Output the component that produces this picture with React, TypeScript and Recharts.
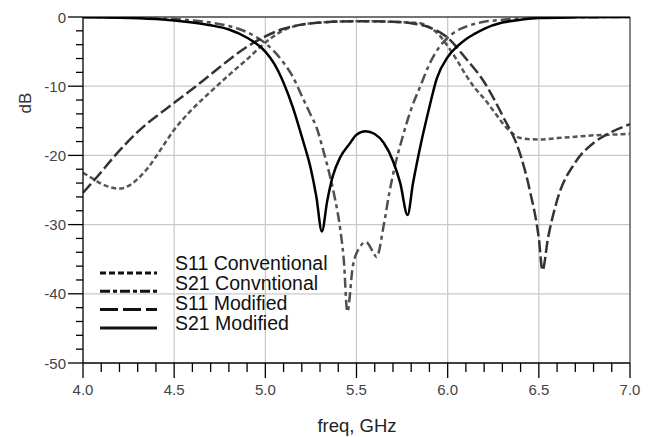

==

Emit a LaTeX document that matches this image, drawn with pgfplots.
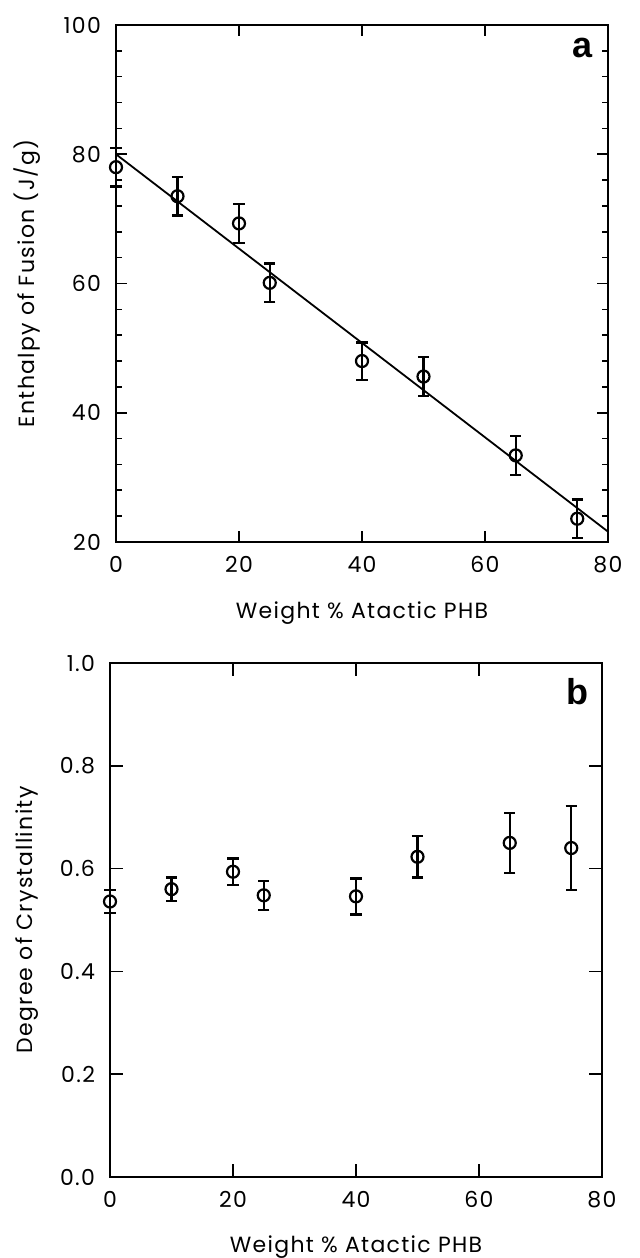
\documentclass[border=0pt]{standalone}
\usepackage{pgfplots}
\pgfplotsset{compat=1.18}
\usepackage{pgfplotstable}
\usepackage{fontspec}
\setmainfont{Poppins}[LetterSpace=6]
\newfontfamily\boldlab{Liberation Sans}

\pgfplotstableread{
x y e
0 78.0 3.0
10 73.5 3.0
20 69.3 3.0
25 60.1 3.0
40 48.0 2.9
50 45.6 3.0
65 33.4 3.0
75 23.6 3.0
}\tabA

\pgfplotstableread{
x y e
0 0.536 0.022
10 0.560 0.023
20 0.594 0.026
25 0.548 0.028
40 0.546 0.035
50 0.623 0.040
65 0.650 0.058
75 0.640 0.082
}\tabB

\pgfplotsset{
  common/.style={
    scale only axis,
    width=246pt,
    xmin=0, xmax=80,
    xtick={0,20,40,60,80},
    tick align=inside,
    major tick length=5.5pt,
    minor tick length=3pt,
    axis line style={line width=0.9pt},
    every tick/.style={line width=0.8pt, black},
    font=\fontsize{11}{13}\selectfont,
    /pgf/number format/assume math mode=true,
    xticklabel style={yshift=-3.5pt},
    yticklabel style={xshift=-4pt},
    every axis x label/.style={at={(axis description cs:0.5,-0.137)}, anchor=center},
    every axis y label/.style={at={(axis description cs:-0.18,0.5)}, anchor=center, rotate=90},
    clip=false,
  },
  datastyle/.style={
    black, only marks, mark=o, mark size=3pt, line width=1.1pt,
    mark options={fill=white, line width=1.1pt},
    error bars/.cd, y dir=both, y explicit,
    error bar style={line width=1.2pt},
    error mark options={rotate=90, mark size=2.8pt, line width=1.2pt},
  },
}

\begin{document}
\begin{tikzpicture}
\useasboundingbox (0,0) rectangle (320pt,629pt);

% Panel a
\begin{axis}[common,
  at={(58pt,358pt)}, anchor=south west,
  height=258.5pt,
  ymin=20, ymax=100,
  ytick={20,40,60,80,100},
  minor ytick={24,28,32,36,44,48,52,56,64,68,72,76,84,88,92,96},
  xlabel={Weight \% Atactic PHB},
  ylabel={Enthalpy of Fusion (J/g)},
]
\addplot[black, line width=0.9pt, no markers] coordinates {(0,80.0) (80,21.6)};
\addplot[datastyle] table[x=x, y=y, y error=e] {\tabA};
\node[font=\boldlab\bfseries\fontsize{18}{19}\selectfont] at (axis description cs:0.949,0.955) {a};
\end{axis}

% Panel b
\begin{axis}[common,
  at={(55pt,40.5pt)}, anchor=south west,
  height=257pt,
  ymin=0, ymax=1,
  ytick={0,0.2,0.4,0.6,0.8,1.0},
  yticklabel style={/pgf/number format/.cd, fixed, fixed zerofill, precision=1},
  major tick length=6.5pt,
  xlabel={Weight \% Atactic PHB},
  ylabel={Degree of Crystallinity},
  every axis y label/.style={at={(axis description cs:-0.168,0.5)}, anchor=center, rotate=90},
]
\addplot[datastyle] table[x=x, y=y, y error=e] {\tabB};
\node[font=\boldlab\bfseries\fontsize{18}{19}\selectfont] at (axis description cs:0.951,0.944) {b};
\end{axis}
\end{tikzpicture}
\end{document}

---

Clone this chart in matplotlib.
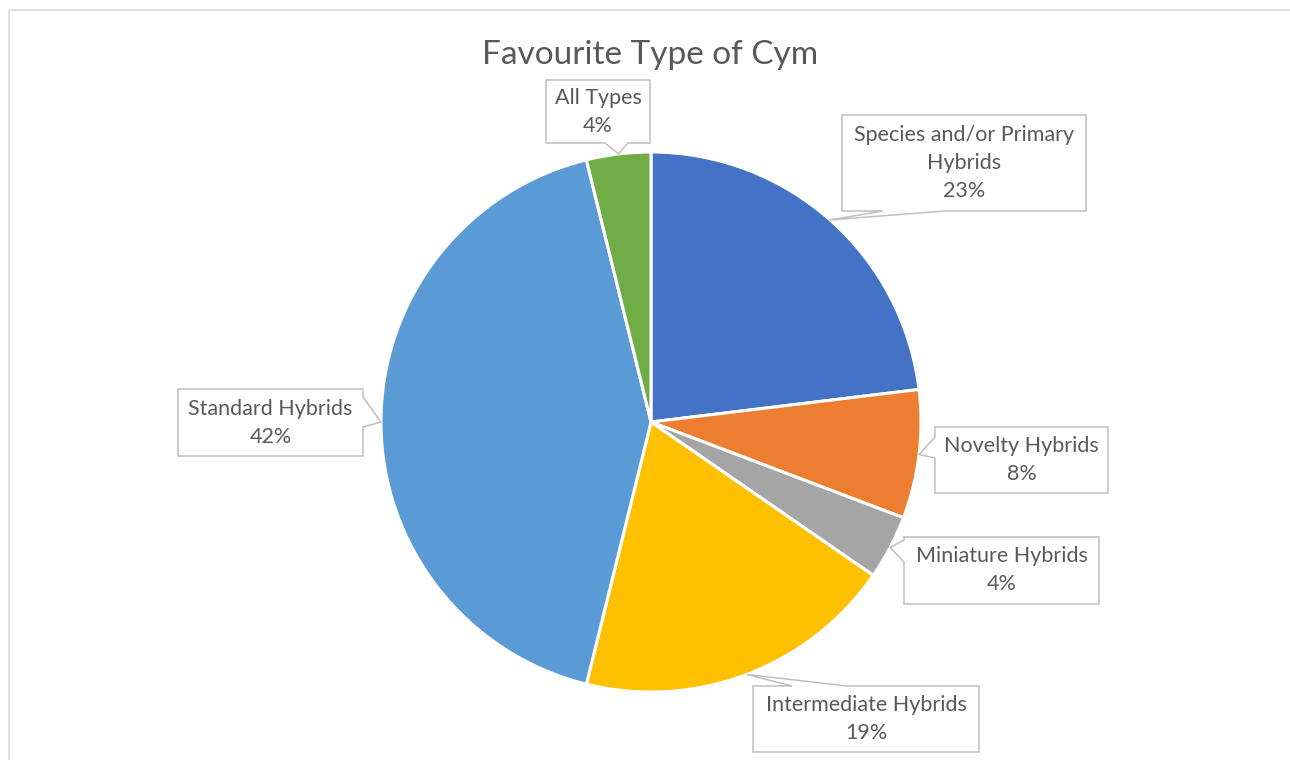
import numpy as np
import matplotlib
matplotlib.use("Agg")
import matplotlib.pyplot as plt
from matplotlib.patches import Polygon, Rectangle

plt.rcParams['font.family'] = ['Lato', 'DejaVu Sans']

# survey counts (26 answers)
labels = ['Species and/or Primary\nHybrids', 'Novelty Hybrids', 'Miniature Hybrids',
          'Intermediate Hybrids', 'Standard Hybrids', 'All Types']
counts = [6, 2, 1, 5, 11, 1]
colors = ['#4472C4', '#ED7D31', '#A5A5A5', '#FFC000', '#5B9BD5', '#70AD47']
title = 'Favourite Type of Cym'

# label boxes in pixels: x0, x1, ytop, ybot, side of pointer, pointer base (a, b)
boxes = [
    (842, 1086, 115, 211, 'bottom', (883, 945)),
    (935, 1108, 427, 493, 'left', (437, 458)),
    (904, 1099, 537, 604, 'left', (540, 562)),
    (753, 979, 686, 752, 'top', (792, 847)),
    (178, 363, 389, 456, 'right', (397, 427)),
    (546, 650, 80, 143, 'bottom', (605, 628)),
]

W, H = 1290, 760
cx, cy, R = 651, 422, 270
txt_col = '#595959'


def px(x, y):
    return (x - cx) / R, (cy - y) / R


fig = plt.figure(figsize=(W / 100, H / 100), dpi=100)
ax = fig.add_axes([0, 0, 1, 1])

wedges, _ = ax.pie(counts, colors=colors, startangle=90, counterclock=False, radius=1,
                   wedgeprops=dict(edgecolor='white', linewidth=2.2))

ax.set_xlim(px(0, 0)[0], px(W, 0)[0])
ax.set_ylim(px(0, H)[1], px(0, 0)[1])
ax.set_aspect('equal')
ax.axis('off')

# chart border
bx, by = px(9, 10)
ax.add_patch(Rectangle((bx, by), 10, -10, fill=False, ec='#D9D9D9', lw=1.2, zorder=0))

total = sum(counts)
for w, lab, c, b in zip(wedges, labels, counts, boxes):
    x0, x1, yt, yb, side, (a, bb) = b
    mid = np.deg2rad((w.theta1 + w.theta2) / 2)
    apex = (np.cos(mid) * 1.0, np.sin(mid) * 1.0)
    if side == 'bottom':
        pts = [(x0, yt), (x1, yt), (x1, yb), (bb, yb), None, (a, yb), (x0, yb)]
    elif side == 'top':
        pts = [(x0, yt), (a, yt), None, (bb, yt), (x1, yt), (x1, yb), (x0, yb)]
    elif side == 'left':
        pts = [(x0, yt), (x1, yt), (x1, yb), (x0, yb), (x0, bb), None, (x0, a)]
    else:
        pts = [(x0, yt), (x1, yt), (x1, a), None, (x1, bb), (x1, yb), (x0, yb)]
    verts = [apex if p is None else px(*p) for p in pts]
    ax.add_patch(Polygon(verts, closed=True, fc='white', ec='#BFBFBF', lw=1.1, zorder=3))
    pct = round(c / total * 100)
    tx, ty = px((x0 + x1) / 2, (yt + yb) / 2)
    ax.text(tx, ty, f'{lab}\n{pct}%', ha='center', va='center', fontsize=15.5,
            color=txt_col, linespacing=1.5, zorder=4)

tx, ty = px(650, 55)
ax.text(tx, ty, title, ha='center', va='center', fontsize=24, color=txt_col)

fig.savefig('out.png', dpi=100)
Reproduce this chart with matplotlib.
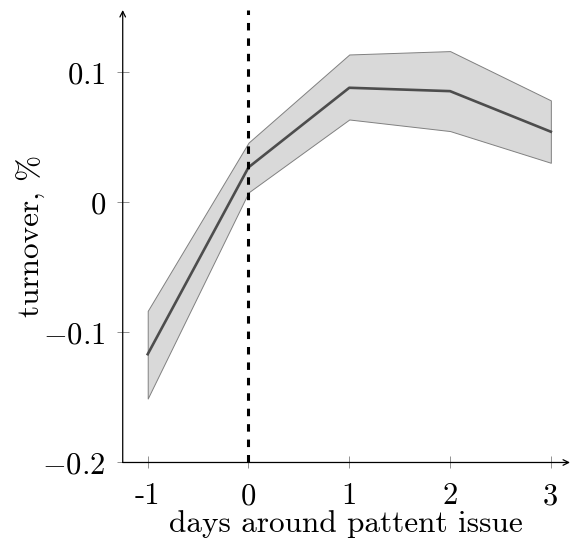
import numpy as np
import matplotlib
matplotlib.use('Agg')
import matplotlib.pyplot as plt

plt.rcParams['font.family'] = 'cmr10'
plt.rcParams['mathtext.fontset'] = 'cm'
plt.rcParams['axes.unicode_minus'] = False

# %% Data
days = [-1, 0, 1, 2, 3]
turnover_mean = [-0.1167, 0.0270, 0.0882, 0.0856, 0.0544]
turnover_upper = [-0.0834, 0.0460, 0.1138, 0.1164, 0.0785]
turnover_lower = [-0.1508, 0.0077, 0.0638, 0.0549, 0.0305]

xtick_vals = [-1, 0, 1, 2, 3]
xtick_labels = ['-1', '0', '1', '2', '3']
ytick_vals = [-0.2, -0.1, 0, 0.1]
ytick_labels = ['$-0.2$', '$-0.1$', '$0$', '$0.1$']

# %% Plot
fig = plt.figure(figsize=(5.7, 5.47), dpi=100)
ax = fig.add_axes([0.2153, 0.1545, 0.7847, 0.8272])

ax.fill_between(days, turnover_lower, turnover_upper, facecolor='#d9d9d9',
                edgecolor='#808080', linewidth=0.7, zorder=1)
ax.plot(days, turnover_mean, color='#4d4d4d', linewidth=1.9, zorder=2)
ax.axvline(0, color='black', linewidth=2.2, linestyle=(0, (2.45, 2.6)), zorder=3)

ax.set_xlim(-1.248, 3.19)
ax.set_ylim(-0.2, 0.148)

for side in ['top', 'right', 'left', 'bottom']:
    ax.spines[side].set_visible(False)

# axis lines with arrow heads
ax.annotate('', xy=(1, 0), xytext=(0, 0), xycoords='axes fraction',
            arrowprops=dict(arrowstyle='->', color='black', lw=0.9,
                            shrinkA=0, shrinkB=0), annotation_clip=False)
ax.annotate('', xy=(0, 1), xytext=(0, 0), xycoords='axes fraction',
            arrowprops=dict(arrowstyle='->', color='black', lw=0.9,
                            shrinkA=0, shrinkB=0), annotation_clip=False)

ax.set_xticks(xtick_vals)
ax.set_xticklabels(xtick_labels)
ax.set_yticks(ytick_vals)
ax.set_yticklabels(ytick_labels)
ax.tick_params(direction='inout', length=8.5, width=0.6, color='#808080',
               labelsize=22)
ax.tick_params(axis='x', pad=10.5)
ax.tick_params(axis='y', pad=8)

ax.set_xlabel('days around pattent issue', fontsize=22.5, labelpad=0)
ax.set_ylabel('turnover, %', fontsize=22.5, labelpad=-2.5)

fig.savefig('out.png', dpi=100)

**GIVEN REQUEST:** Print exactly what appears from the line holding "Reproduce this chart with matplotlib." down to the line holding "ytick_labels = ['$-0.2$', '$-0.1$', '$0$', '$0.1$']", both ends kept, leaving out the pictures.

**OUTPUT FOR THIS TASK:**
Reproduce this chart with matplotlib.
import numpy as np
import matplotlib
matplotlib.use('Agg')
import matplotlib.pyplot as plt

plt.rcParams['font.family'] = 'cmr10'
plt.rcParams['mathtext.fontset'] = 'cm'
plt.rcParams['axes.unicode_minus'] = False

# %% Data
days = [-1, 0, 1, 2, 3]
turnover_mean = [-0.1167, 0.0270, 0.0882, 0.0856, 0.0544]
turnover_upper = [-0.0834, 0.0460, 0.1138, 0.1164, 0.0785]
turnover_lower = [-0.1508, 0.0077, 0.0638, 0.0549, 0.0305]

xtick_vals = [-1, 0, 1, 2, 3]
xtick_labels = ['-1', '0', '1', '2', '3']
ytick_vals = [-0.2, -0.1, 0, 0.1]
ytick_labels = ['$-0.2$', '$-0.1$', '$0$', '$0.1$']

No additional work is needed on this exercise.